Over the next two hours, the space takes on the feel of an exclusive private club, as the guests sip Lambrusco and watch and listen as Morandi rolls out fresh dough, assembling a lasagna Bolognese. Plates of delicious prosciutto and culatello from Morandi’s salumeria appear. Then comes the plated lasagna, eliciting a hush in the cellar. Eventually, staff distribute cutting boards with the equipment and ingredients to make tortelloni, the classic stuffed pasta from Emilia-Romagna. Guests pipe a cheese filling and try their hands at rolling the tortelloni, bringing a hands-on feel to the class. Professor Morandi nods approvingly at their work.

lasagna bolognese mis en place
Morandi's mis en place for lasagna Bolognese during the January pasta class at Roscioli NYC. Photo: Richard Martin

As a send-off when the class sadly ended, each guest was presented with a small box of the pasta they’d made (along with some extras from Morandi) to cook at home. 

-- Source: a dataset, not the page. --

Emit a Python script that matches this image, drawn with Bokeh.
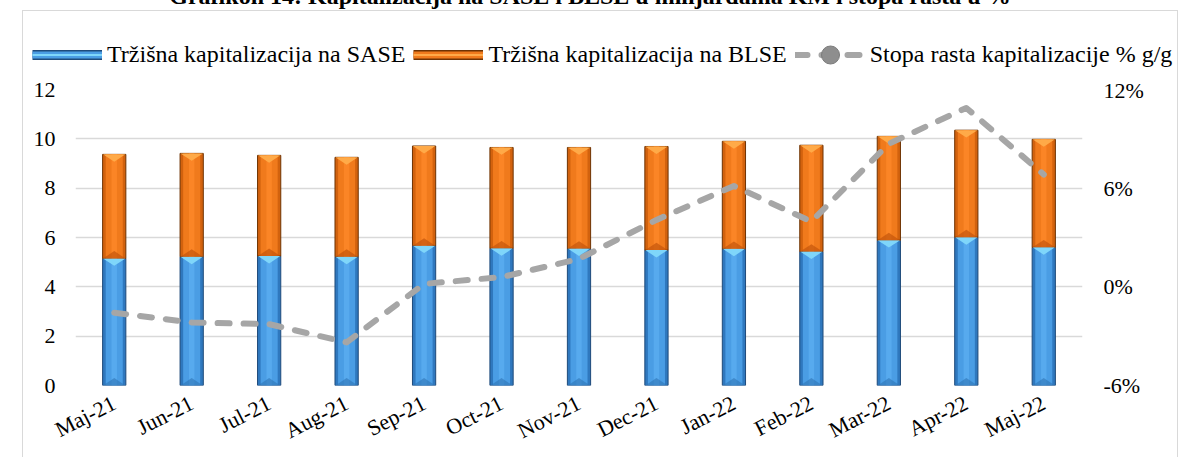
import math
import numpy as np
from bokeh.plotting import figure
from bokeh.models import (Range1d, LinearAxis, FixedTicker, PrintfTickFormatter,
                          Legend, LegendItem, Div)
from bokeh.layouts import column
from bokeh.embed import file_html
from bokeh.resources import INLINE

title_text = "Grafikon 14: Kapitalizacija na SASE i BLSE u milijardama KM i stopa rasta u %"
cats = ["Maj-21", "Jun-21", "Jul-21", "Aug-21", "Sep-21", "Oct-21", "Nov-21",
        "Dec-21", "Jan-22", "Feb-22", "Mar-22", "Apr-22", "Maj-22"]
sase = [5.15, 5.22, 5.25, 5.22, 5.67, 5.56, 5.55, 5.49, 5.54, 5.43, 5.89, 6.01, 5.60]
blse = [4.22, 4.19, 4.08, 4.03, 4.04, 4.09, 4.10, 4.20, 4.36, 4.31, 4.21, 4.34, 4.38]
growth = [-1.57, -2.17, -2.27, -3.38, 0.18, 0.59, 1.70, 4.07, 6.13, 3.97, 8.70, 10.88, 6.83]
left_ticks = [0, 2, 4, 6, 8, 10, 12]
right_ticks = [-6, 0, 6, 12]
label_sase = "Tržišna kapitalizacija na SASE"
label_blse = "Tržišna kapitalizacija na BLSE"
label_growth = "Stopa rasta kapitalizacije % g/g"

FONT = "Liberation Serif"
LINE_STYLE = dict(line_color="#A6A6A6", line_width=6, line_dash="12 14",
                  line_cap="round", line_join="round")

sase_a = np.array(sase)
total_a = sase_a + np.array(blse)

# ---------------- main chart ----------------
p = figure(x_range=cats, y_range=Range1d(0, 12), width=1154, height=380, title=None,
           output_backend="svg", toolbar_location=None,
           min_border_left=52, min_border_right=95, min_border_top=12, min_border_bottom=72)
p.frame_align = False
p.outline_line_color = None
p.background_fill_color = "white"
p.border_fill_color = "white"
p.extra_y_ranges = {"pct": Range1d(-6, 12)}

p.xgrid.grid_line_color = None
p.ygrid.grid_line_color = "#D9D9D9"
p.ygrid.grid_line_width = 1.5

p.yaxis.ticker = FixedTicker(ticks=left_ticks)
for ax in [p.yaxis[0], p.xaxis[0]]:
    ax.axis_line_color = None
    ax.major_tick_line_color = None
    ax.minor_tick_line_color = None
    ax.major_tick_out = 0
    ax.major_tick_in = 0
    ax.major_label_text_font = FONT
    ax.major_label_text_font_size = "22px"
    ax.major_label_text_color = "#000000"
p.yaxis.major_label_standoff = 20
p.xaxis.major_label_orientation = 27 * math.pi / 180
p.xaxis.major_label_standoff = 16

ra = LinearAxis(y_range_name="pct", ticker=FixedTicker(ticks=right_ticks),
                formatter=PrintfTickFormatter(format="%d%%"))
ra.axis_line_color = None
ra.major_tick_line_color = None
ra.minor_tick_line_color = None
ra.major_tick_out = 0
ra.major_tick_in = 0
ra.major_label_text_font = FONT
ra.major_label_text_font_size = "22px"
ra.major_label_text_color = "#000000"
ra.major_label_standoff = 21
p.add_layout(ra, "right")

# bars: SASE (bottom) and BLSE (top), layered for a bevel look
p.vbar(x=cats, bottom=0, top=sase_a, width=0.30, fill_color="#2F78BE", line_color="#1E4A7A", line_width=1)
p.vbar(x=cats, bottom=0, top=sase_a, width=0.22, fill_color="#4A9DE4", line_color=None)
p.vbar(x=cats, bottom=0, top=sase_a, width=0.07, fill_color="#57AAEE", line_color=None)
p.vbar(x=cats, bottom=sase_a, top=total_a, width=0.30, fill_color="#D2620E", line_color="#6E3303", line_width=1)
p.vbar(x=cats, bottom=sase_a, top=total_a, width=0.22, fill_color="#F07A1C", line_color=None)
p.vbar(x=cats, bottom=sase_a, top=total_a, width=0.07, fill_color="#FB8526", line_color=None)

# bevel triangles at segment tops and bottoms (synthetic categorical coordinates)
idx = np.arange(len(cats)) + 0.5
hw = 0.145
th = 0.3
def tri_down(tops):
    return ([[i - hw, i + hw, i] for i in idx], [[t, t, t - th] for t in tops])
def tri_up(bots):
    return ([[i - hw, i + hw, i] for i in idx], [[b, b, b + th] for b in bots])
xs, ys = tri_down(sase_a)
p.patches(xs, ys, fill_color="#7FD6FA", line_color=None)
xs, ys = tri_up(np.zeros(len(cats)))
p.patches(xs, ys, fill_color="#2F74B5", line_color=None, fill_alpha=0.6)
xs, ys = tri_down(total_a)
p.patches(xs, ys, fill_color="#FFAA48", line_color=None)
xs, ys = tri_up(sase_a)
p.patches(xs, ys, fill_color="#C4560B", line_color=None, fill_alpha=0.7)

p.line(x=cats, y=growth, y_range_name="pct", **LINE_STYLE)

# ---------------- legend strip ----------------
lf = figure(width=1154, height=66, x_range=Range1d(0, 1), y_range=Range1d(0, 1), title=None,
            x_axis_type=None, y_axis_type=None, output_backend="svg", toolbar_location=None,
            min_border=0)
lf.frame_align = False
lf.outline_line_color = None
lf.grid.visible = False
lf.background_fill_color = "white"
lf.border_fill_color = "white"

# legend proxies: hidden points outside the strip's visible range
hx, hy = [5, 6], [5, 5]
lg_s1 = lf.line(x=hx, y=hy, line_color="#1E4A7A", line_width=10, line_cap="butt")
lg_s2 = lf.line(x=hx, y=hy, line_color="#4A9DE4", line_width=7, line_cap="butt")
lg_s3 = lf.line(x=hx, y=hy, line_color="#7FD6FA", line_width=2, line_cap="butt")
lg_b1 = lf.line(x=hx, y=hy, line_color="#6E3303", line_width=10, line_cap="butt")
lg_b2 = lf.line(x=hx, y=hy, line_color="#F07A1C", line_width=7, line_cap="butt")
lg_b3 = lf.line(x=hx, y=hy, line_color="#FFAA48", line_width=2, line_cap="butt")
lg_ln = lf.line(x=hx, y=hy, **LINE_STYLE)
lg_dot = lf.scatter(x=hx, y=hy, marker="circle", fill_color="#8E8E8E", line_color="#7A7A7A")

legend = Legend(items=[LegendItem(label=label_sase, renderers=[lg_s1, lg_s2, lg_s3]),
                       LegendItem(label=label_blse, renderers=[lg_b1, lg_b2, lg_b3]),
                       LegendItem(label=label_growth, renderers=[lg_ln, lg_dot])],
                orientation="horizontal", location=(9, 0),
                glyph_width=70, glyph_height=45, label_standoff=5, spacing=8,
                padding=0, margin=0, border_line_color=None, background_fill_alpha=0,
                label_text_font=FONT, label_text_font_size="24px", label_text_color="#000000")
lf.add_layout(legend)

chart = column(lf, p, margin=(2, 0, 0, 22),
               styles={"border-top": "1px solid #D9D9D9", "border-left": "1px solid #D9D9D9",
                       "border-right": "1px solid #D9D9D9"})

title = Div(text=title_text, width=1180, height=24, margin=(-16, 0, 0, 0),
            styles={"font-family": "'Liberation Serif'", "font-weight": "bold",
                    "font-size": "24px", "line-height": "24px", "text-align": "center",
                    "color": "#000000", "white-space": "nowrap"})

layout = column(title, chart)
open("out.html", "w").write(file_html(layout, INLINE))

If this is the first pasta class at Roscioli NYC, I can’t wait to see what comes next, I remember thinking. As it turns out, Pepe and his team, which includes Roscioli NYC co-owner Ariel Arce, were just getting started that day in January. Their extension of Rome business such as Rimessa Roscioli, described as a “multi-experience wine bar and full restaurant,” has begun to take on a similar scope. There’s the wine club, a prix-fixe wine pairing dinner each night in the lower level, and an à la carte menu with wines as well as an alimentari on the street level. And then there’s the special events.

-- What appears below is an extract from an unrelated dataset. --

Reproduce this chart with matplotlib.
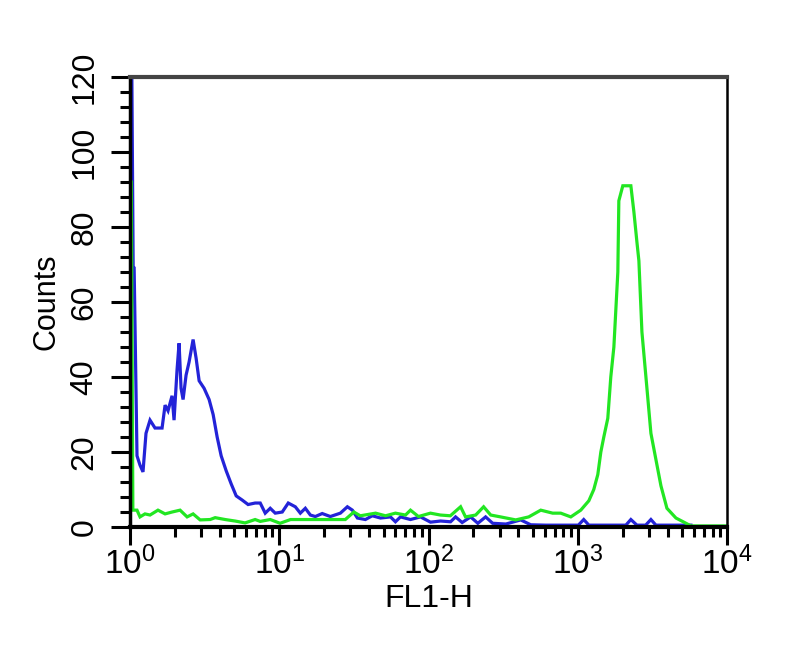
import matplotlib
matplotlib.use("Agg")
import matplotlib.pyplot as plt
from matplotlib.ticker import LogLocator, NullFormatter, MultipleLocator

plt.rcParams['font.family'] = ['Liberation Sans', 'DejaVu Sans']

# blue histogram (control)
blue_x = [1.025, 1.05, 1.066, 1.114, 1.167, 1.222, 1.28, 1.362, 1.471, 1.64,
          1.718, 1.798, 1.913, 1.973, 2.067, 2.132, 2.198, 2.268, 2.375, 2.488,
          2.647, 2.773, 2.905, 3.136, 3.389, 3.606, 3.836, 4.081, 4.409, 4.764,
          5.147, 5.641, 6.183, 6.893, 7.456, 8.054, 8.7, 9.401, 10.47, 11.49,
          12.81, 13.84, 14.95, 16.15, 17.44, 19.4, 21.99, 25.67, 28.6, 30.9,
          33.39, 37.76, 42.0, 47.64, 55.59, 60.03, 64.87, 75.7, 88.37, 103.1,
          120.4, 140.5, 151.8, 168.0, 191.4, 214.0, 241.3, 269.0, 330.0, 414.4,
          484.0, 610.0, 769.0, 1009.0, 1096.0, 1186.0, 2100.0, 2268.0, 2490.0, 2850.0,
          3090.0, 3338.0, 5730.0]
blue_y = [130, 69, 69, 19, 16.5, 14.7, 25, 28.5, 26.4, 26.4,
          32.5, 31, 35, 28.5, 42, 49, 37, 34, 40.5, 44,
          50, 45, 39, 37, 34, 30, 24, 19, 15, 11.5,
          8.3, 7.2, 6, 6.4, 6.4, 3.7, 5, 3.7, 4, 6.4,
          5.4, 3.7, 5, 3.2, 2.8, 3.6, 2.8, 3.7, 5.4, 4.5,
          2.4, 2, 3, 2.4, 2.7, 1.4, 2.7, 2, 2.7, 1.3,
          1.6, 1.4, 2.7, 1.2, 2.7, 1.0, 2.7, 1.0, 0.8, 1.9,
          0.6, 0.5, 0.5, 0.5, 2, 0.5, 0.5, 2, 0.5, 0.5,
          2, 0.5, 0.5]

# green histogram (stained)
green_x = [1.02, 1.045, 1.114, 1.167, 1.26, 1.362, 1.54, 1.718, 1.913, 2.165,
           2.413, 2.647, 2.95, 3.443, 3.72, 4.34, 5.06, 5.9, 6.89, 7.456,
           8.7, 10.13, 11.9, 13.84, 18.8, 27.7, 31.6, 34.9, 44.2, 51.5,
           60.0, 70.1, 75.7, 85.6, 103.0, 120.0, 140.0, 164.0, 177.0, 207.0,
           234.0, 261.0, 304.0, 384.0, 469.0, 565.0, 679.0, 769.0, 898.0, 1047.0,
           1186.0, 1280.0, 1362.0, 1427.0, 1494.0, 1589.0, 1664.0, 1745.0, 1855.0, 1884.0,
           2003.0, 2268.0, 2377.0, 2490.0, 2567.0, 2690.0, 2906.0, 3090.0, 3338.0, 3607.0,
           3956.0, 4547.0, 5140.0, 5730.0, 10000.0]
green_y = [92, 4.5, 4.5, 2.7, 3.5, 3.2, 4.5, 3.5, 4, 4.5,
           2.7, 3.5, 1.9, 2.0, 2.5, 2.0, 1.6, 1.1, 2.0, 1.5,
           2.0, 1.0, 2.0, 2.0, 2.0, 2.0, 4, 3, 3.7, 3,
           3.7, 3.2, 4.5, 2.8, 3.7, 3.2, 3, 5.4, 2.7, 3.2,
           5.4, 3.2, 2.7, 1.9, 2.7, 4.5, 3.7, 3.7, 2.7, 4.5,
           7, 10, 14, 20, 24, 29, 40, 48, 68, 87,
           91, 91, 84, 76, 71, 52, 37, 25, 18, 11,
           5, 2.4, 1.3, 0.3, 0.3]

x_ticks = [1, 10, 100, 1000, 10000]
x_labels = [r'$\mathregular{10^{0}}$', r'$\mathregular{10^{1}}$', r'$\mathregular{10^{2}}$',
            r'$\mathregular{10^{3}}$', r'$\mathregular{10^{4}}$']
y_ticks = [0, 20, 40, 60, 80, 100, 120]

fig = plt.figure(figsize=(8, 6.56), dpi=100)
ax = fig.add_axes([0.1625, 0.1966, 0.7463, 0.686])

ax.plot(blue_x, blue_y, color='#2323d8', lw=2.3, solid_joinstyle='miter')
ax.plot(green_x, green_y, color='#22e622', lw=2.3, solid_joinstyle='miter')

ax.set_xscale('log')
ax.set_xlim(1, 10000)
ax.set_ylim(0, 120)

ax.set_xticks(x_ticks)
ax.set_xticklabels(x_labels)
ax.xaxis.set_minor_locator(LogLocator(base=10, subs=range(2, 10)))
ax.xaxis.set_minor_formatter(NullFormatter())
ax.set_yticks(y_ticks)
ax.yaxis.set_minor_locator(MultipleLocator(4))

ax.tick_params(axis='x', which='major', direction='out', length=13, width=2.2, pad=1, labelsize=24)
ax.tick_params(axis='x', which='minor', direction='out', length=7, width=2.2)
ax.tick_params(axis='y', which='major', direction='out', length=14, width=2.2, pad=8,
               labelsize=23, labelrotation=90)
ax.tick_params(axis='y', which='minor', direction='out', length=7, width=2.2)
for lab in ax.get_yticklabels():
    lab.set_va('center')

ax.spines['left'].set_linewidth(2.5)
ax.spines['bottom'].set_linewidth(3)
ax.spines['top'].set_linewidth(3)
ax.spines['top'].set_color('#444444')
ax.spines['right'].set_linewidth(1.8)

ax.set_ylabel('Counts', fontsize=22, labelpad=6)
ax.set_xlabel('FL1-H', fontsize=23, labelpad=2)

fig.savefig('out.png', dpi=100)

Prosciutto and culatello from Hosteria Giusti at Roscioli NYC. Photo: Richard Martin

Since the Hosteria Giusti visit, which included a one-night-only dinner and wine pairing featuring rare Balsamic vinegars from Acetaia Sereni, as well as the pasta class, Roscioli NYC has revved up its events calendar with wine classes, cheese classes, wine dinners, and more visits from A-List Italian chefs.

On Sunday, March 24, Marco Battaglino from Osteria Battaglino in Cuneo, a city in Piedmont, will hold the next pasta class (sorry, it’s probably sold out by the time you’re reading this). Appetito has learned that Marzapane, the acclaimed Rome restaurant, is on the list of April guest appearances, though there’s no mention of it yet on Roscioli’s Resy page. 

Daniele Morini
Daniele Morandi of Hosteria Giusti. Photo: Richard Martin

Which brings us to the challenge of getting into Roscioli NYC, for dinner, or for any of these special events. Simply put, it’s tough. The New York Post recently recounted ways that New Yorkers are angling to get in to experience the Roman pastas, perfectly curated wines, and irresistible ambience. The restaurant has two separate Resy pages, for the A La Carte and Tasting Menu sections, and each page lists upcoming special events, with small ticket icons on the calendar denoting a special event. Reservations go quickly; the best advice I can give, if you want to experience an extremely special event like the one I attended, is to check both Resy pages early and often. I'd also suggest signing up for Roscioli's email updates. Buona Fortuna.